Still, her potential was impossible to ignore. The frame, checking in at 6-foot-5. Her athleticism. Her ability to stretch the floor. The way she was a “free mover” as Walker called her, a player with the ability to play both facing the basket getting downhill and with her back to the basket. If everything clicked, Sakima had all the makings of a dominant player.

It did, and she was.

The stats said it all, and so did her team’s results. An average of 16.7 points in 32 games, and an even better clip of 19.6 points per game in a dozen conference games. Nearly a double-double average with 8.6 rebounds per game. The national JUCO Player of the Year, an every game starter on a team that finished 29-4 en route to the National Championship.

And perhaps most exciting for South Carolina fans, a player who was at her absolute best when the chips were down. Walker scored 23 points, secured 12 rebounds and blocked four shots in Northwest Florida State’s title game victory.

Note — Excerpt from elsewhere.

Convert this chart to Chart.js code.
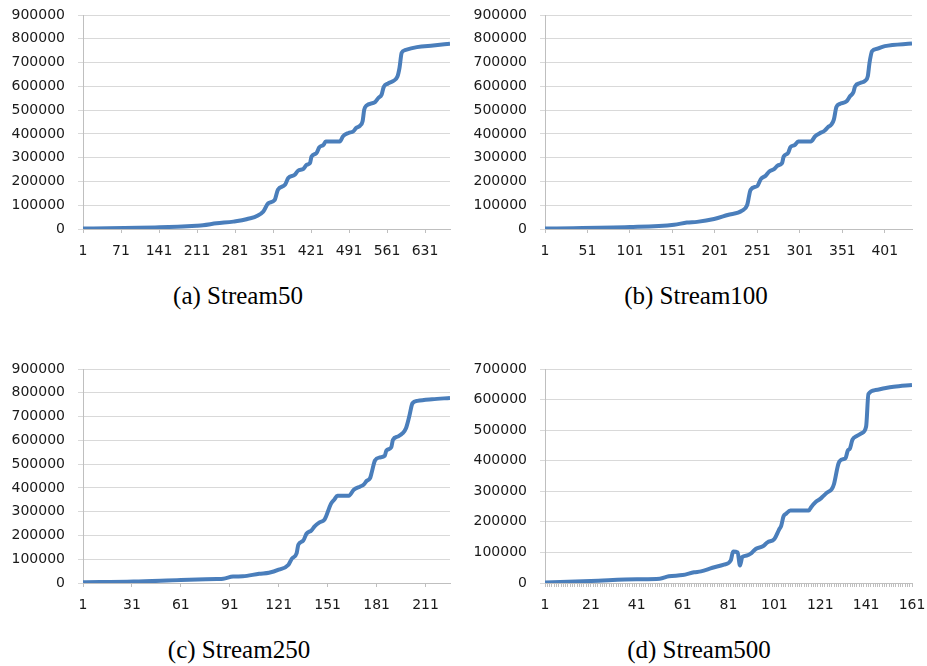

“She can get out there and demand the ball,” Bart said. “She’s going to take the leadership and try to carry a team when she has to. We had some really good other players that were freshmen that are going to be coming back, but she led us and did a lot of things. Her ability to protect the rim — you have to be tough to do those kinds of things. I think she’s got that toughness in her, and still has room for growth.”

Coming to Columbia

That room for growth had her eyes set on a bigger future. A chance to jump not just back into the Division I ranks, but to play at the highest reaches of college basketball and beyond. After sifting through multiple power five offers, South Carolina was the right fit.

It was the right place for her in terms of having a chance to compete right away, with the Gamecocks needing to replace both frontcourt starters after losing Aliyah Boston and Victaria Saxton to the WNBA. It was the right spot for her dream of eventually playing professional basketball, a decision further cemented by five of the first 25 players off the board in the most recent WNBA Draft coming from South Carolina. And after talking with Staley herself, everything locked in.

“We had a zoom with Dawn,” Bart remembered. “She was very straightforward with her [Sakima]. She told her, ‘we want you, here’s how we run our deal, and we’re going to keep doing it that way.’ I think she respected that, because we kind of do the same thing. We run it old school. We take care of our business, we run it with character and we go from there.”

When Walker finally gets on the court in November, it will be something of a full circle moment. From power five basketball to junior college and back, playing for a team expected to be back in the National Championship hunt.

She spent less than a full year out of Division I basketball, but it changed everything. Maturity, focus, and through it all that same bubbly personality Walker remembers jumping off the page.

“I think she would tell you she felt very comfortable there,” he said. “And I think she’ll come in and do the work. She’s ready to do what she has to do, and she’s going to have to compete because South Carolina has several good players.”